Quote:
Originally Posted by RedDevil
The misconception some people have is that if you have two bodies that are moving relative to one another, that any object that is in touch with both and nothing else cannot move beyond the speed of either.
So we have the ground at standstill, and the wind at a steady pace, and nothing can move against the wind or faster than the wind.
Now if we substitute the wind for a wooden plank, that would mean if you put something in between the ground and the wooden plank and you pusth the plank over that object, it would not move faster than the plank.
Right?
Behold my super simple car:
Note it has a double set of wheels; one in touch with the ground, one in touch with the plank. But the upper set also rests on a disk that is attached to the lower set of wheels, but half its size.
Now if you move the car then the upper wheels will turn at half the speed of the lower wheels and in the opposite direction. As the plank rests on those wheels, it will move in the same direction as the car but at half the speed.
That should be obvious.
Now what happens if you don't push the car, but rather the plank?

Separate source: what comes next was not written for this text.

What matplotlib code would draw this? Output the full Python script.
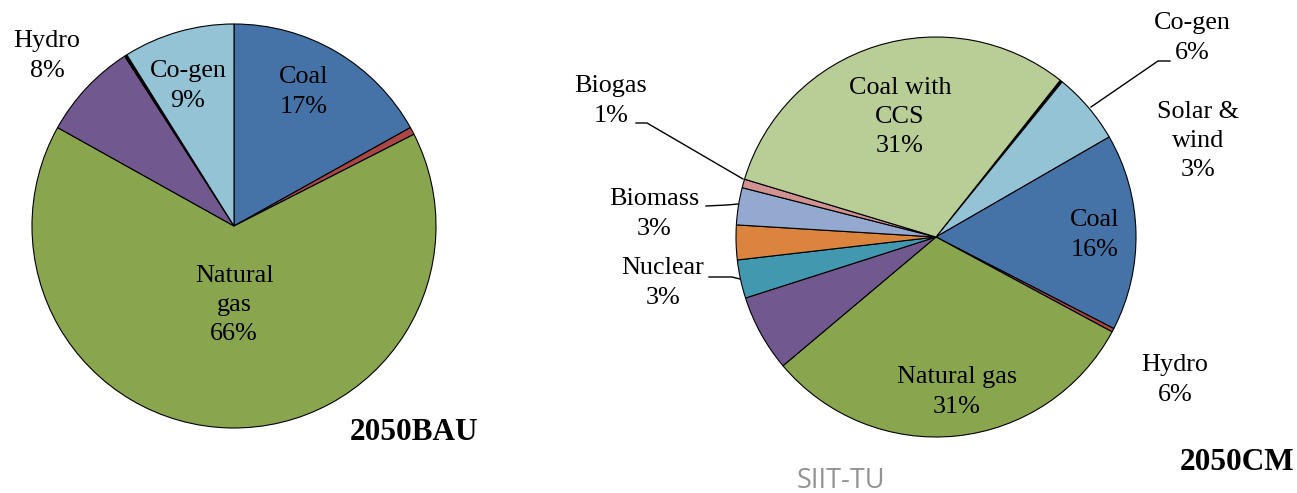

Of course the car will shoot away at twice the speed of the plank! Because the plank and car will still move relative to each other with the same ratio as when you push the car.
The wind does not provide as much grip as a wooden plank does, but if your propeller is big enough and other sources of friction are low then it would work just the same. |
1) If the car moves from left to right, the upper wheels will rotate counterclockwise, and the plank will move at half speed in the opposite direction of the car.

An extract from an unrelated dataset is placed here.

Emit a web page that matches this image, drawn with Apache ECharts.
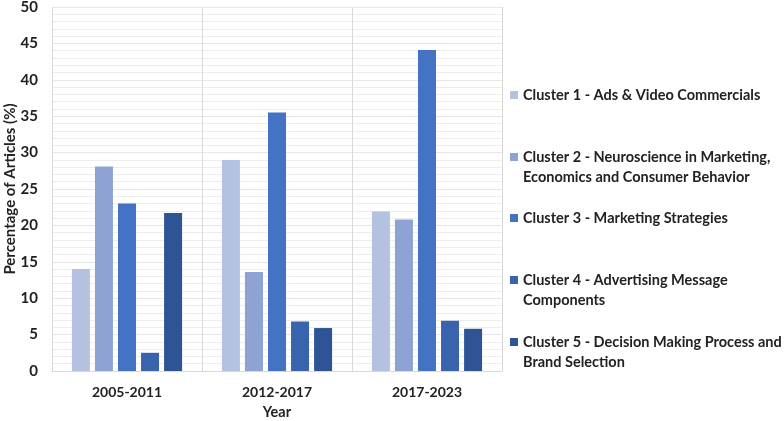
<!DOCTYPE html>
<html>
<head>
<meta charset="utf-8">
<script src="https://cdn.jsdelivr.net/npm/echarts@6/dist/echarts.min.js"></script>
<style>
    html, body { margin: 0; padding: 0; background: #fff; }
    #main { width: 784px; height: 421px; }
</style>
</head>
<body>
<div id="main"></div>
<script>
var periods = ['2005-2011', '2012-2017', '2017-2023'];
var clusterNames = [
    'Cluster 1 - Ads & Video Commercials',
    'Cluster 2 - Neuroscience in Marketing,',
    'Cluster 3 - Marketing Strategies',
    'Cluster 4 - Advertising Message',
    'Cluster 5 - Decision Making Process and'
];
// second line of the wrapped legend labels
var clusterNamesLine2 = ['', 'Economics and Consumer Behavior', '', 'Components', 'Brand Selection'];
var cluster1 = [14.0, 29.0, 21.9];
var cluster2 = [28.1, 13.6, 20.8];
var cluster3 = [23.0, 35.5, 44.1];
var cluster4 = [2.5, 6.8, 6.9];
var cluster5 = [21.7, 5.9, 5.8];
var colors = ['#b4c1e1', '#8ea3d3', '#4472c4', '#3a63ae', '#2f5496'];
var legendCenters = [95, 157, 218, 280, 342];

var font = 'Lato, "Open Sans", sans-serif';
var txtColor = '#222';
var chart = echarts.init(document.getElementById('main'));

var allData = [cluster1, cluster2, cluster3, cluster4, cluster5];
var series = [];
var legends = [];
var graphics = [];
for (var i = 0; i < 5; i++) {
    series.push({
        name: clusterNames[i],
        type: 'bar',
        data: allData[i],
        barWidth: 18,
        barGap: '28%',
        itemStyle: { color: colors[i] }
    });
    legends.push({
        data: [clusterNames[i]],
        left: 510,
        top: legendCenters[i] - 8,
        padding: 0,
        itemWidth: 8,
        itemHeight: 8,
        icon: 'rect',
        selectedMode: false,
        textStyle: {
            fontFamily: font,
            fontWeight: 'bold',
            fontSize: 14.5,
            lineHeight: 16,
            color: txtColor
        }
    });
    if (clusterNamesLine2[i]) {
        graphics.push({
            type: 'text',
            left: 523,
            top: legendCenters[i] + 20.5 - 8,
            style: {
                text: clusterNamesLine2[i],
                fontFamily: font,
                fontWeight: 'bold',
                fontSize: 14.5,
                lineHeight: 16,
                fill: txtColor
            }
        });
    }
}

var option = {
    animation: false,
    textStyle: { fontFamily: font },
    grid: { left: 52, right: 282, top: 7, bottom: 50, containLabel: false, outerBoundsMode: 'none' },
    legend: legends,
    graphic: graphics,
    xAxis: {
        type: 'category',
        data: periods,
        name: 'Year',
        nameLocation: 'middle',
        nameGap: 34,
        nameMoveOverlap: false,
        nameTextStyle: { fontFamily: font, fontWeight: 'bold', fontSize: 14.5, color: txtColor },
        axisLine: { lineStyle: { color: '#d9d9d9' } },
        axisTick: { show: false },
        axisLabel: { fontFamily: font, fontWeight: 'bold', fontSize: 14, color: txtColor, margin: 14 },
        splitLine: { show: true, lineStyle: { color: '#d9d9d9' } }
    },
    yAxis: {
        type: 'value',
        min: 0,
        max: 50,
        interval: 5,
        name: 'Percentage of Articles (%)',
        nameLocation: 'middle',
        nameGap: 34,
        nameMoveOverlap: false,
        nameTextStyle: { fontFamily: font, fontWeight: 'bold', fontSize: 15, color: txtColor },
        axisLine: { show: false },
        axisTick: { show: false },
        axisLabel: { fontFamily: font, fontWeight: 'bold', fontSize: 15, color: txtColor, margin: 14 },
        splitLine: { lineStyle: { color: '#e6e6e6' } },
        minorTick: { show: false, splitNumber: 5 },
        minorSplitLine: { show: true, lineStyle: { color: '#ededed' } }
    },
    series: series
};
chart.setOption(option);
</script>
</body>
</html>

2) The video said that the aerodynamic drag of the cars body pushed the car to speed, while momentum of the moving car powered the propeller via the wheel-geared powertrain.
3) Under the law of conservation of energy and the second law of thermodynamics, the propeller can never see as much energy as is contained in the wind.
4) When ground speed and air speed are equal, there is no more momentum impulse acting on the non-propeller parts of the car.
5) There's no additional energy being added to the system.
6) For the car to continue acceleration, would require extracting energy from a negative wind speed to overcome the equilibrium velocity.
7) Perhaps you guys are in possession of an airfoil section that has such a specific lift-to-drag ratio, that it can impart enough thrust to 'tack' on its shaft, lifting beyond some threshold.
8) I'd for one, would still like to see 'proof' that the car did what was said.